Common embeddings include:

  1. Gagliardo-Nirenberg-Sobolev Inequality: Relates the $L^{p^}$ norm of a function to the $L^p$ norm of its gradient, where $p^$ is the critical Sobolev exponent. This is crucial for establishing bounds in non-linear problems.
  2. Rellich-Kondrachov Theorem: Provides conditions under which an embedding is "compact." Compactness is a technical requirement for many existence proofs, as it allows us to extract convergent subsequences from bounded sequences of potential solutions.

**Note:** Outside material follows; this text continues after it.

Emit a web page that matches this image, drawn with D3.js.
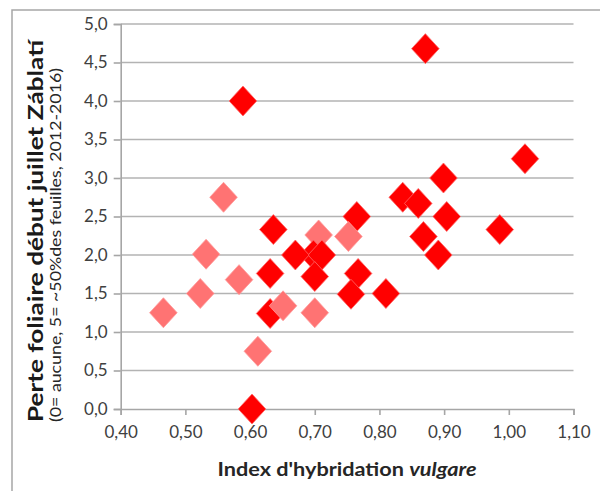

Trace Operators and Boundary Conditions

In solving PDEs, we almost always need to specify boundary conditions—for instance, the temperature at the edge of a plate or the displacement at the end of a beam. However, functions in $L^p$ or $W^{k,p}$ are technically defined as equivalence classes of functions that can differ on sets of measure zero. Since a boundary $\partial\Omega$ has measure zero in $\mathbb{R}^n$, the "value" of a Sobolev function on the boundary is not immediately well-defined.

This is where the Trace Theorem comes in. It defines a linear operator $T$ (the trace operator) that maps functions from $W^{k,p}(\Omega)$ to a space of functions on the boundary $\partial\Omega$. This mapping is continuous, meaning that if two functions are close in the Sobolev norm, their boundary values are also close. This allows us to rigorously impose Dirichlet or Neumann boundary conditions in a weak sense, ensuring that our mathematical models reflect physical reality.

Applications in Elliptic Equations and Variational Problems

Sobolev spaces are the foundation of the modern "variational" approach to differential equations. Instead of looking for a function that satisfies a differential equation at every point, we look for a function that minimizes an energy functional.

Consider the Dirichlet problem for the Laplacian: $-\Delta u = f$ in $\Omega$, with $u = 0$ on $\partial\Omega$.

In the classical sense, this requires $u$ to be twice differentiable. In the Sobolev sense, we look for $u \in H^1_0(\Omega)$ such that for all $v \in H^1_0(\Omega)$:

$$\int_{\Omega} \nabla u \cdot \nabla v dx = \int_{\Omega} fv dx$$

This is the "weak formulation." By applying the Lax-Milgram theorem in the Hilbert space $H^1_0$, we can often guarantee that a unique weak solution exists. This approach is not just a theoretical convenience; it is the mathematical basis for the Finite Element Method (FEM), which is the standard numerical tool used by engineers to simulate everything from bridge stability to airflow over aircraft wings.

Contemporary Perspectives: Fractional and Non-local Spaces

As of 2026, the study of Sobolev spaces has expanded into fractional orders. Fractional Sobolev spaces, denoted by $W^{s,p}$ where $s$ is not an integer, are used to model non-local interactions. These appear in anomalous diffusion, finance, and image processing, where the state of a point depends on the state of the system at distant points, rather than just its immediate neighborhood.

Furthermore, the rise of scientific machine learning has placed a renewed focus on Sobolev norms. Physics-Informed Neural Networks (PINNs) often use Sobolev-like loss functions to ensure that the neural network not only matches data points but also respects the underlying differential structure of the physical laws. By penalizing the Sobolev norm of the error, researchers can produce models that generalize better and remain stable in the presence of noise.

Conclusion: Why the abstraction matters

At first glance, Sobolev spaces might seem like an unnecessary layer of complexity added to the elegant simplicity of calculus. However, this abstraction is what provides the necessary rigor to modern science. By defining functions through their interactions and their energy rather than their pointwise values, we gain a framework that is both more flexible and more accurate for modeling the complexities of the physical world.

Whether you are analyzing the stability of a structural component or training a deep learning model to predict weather patterns, the principles of Sobolev space theory are likely at work under the hood. It remains one of the most successful examples of how abstract mathematics can provide the indispensable tools required for practical advancement.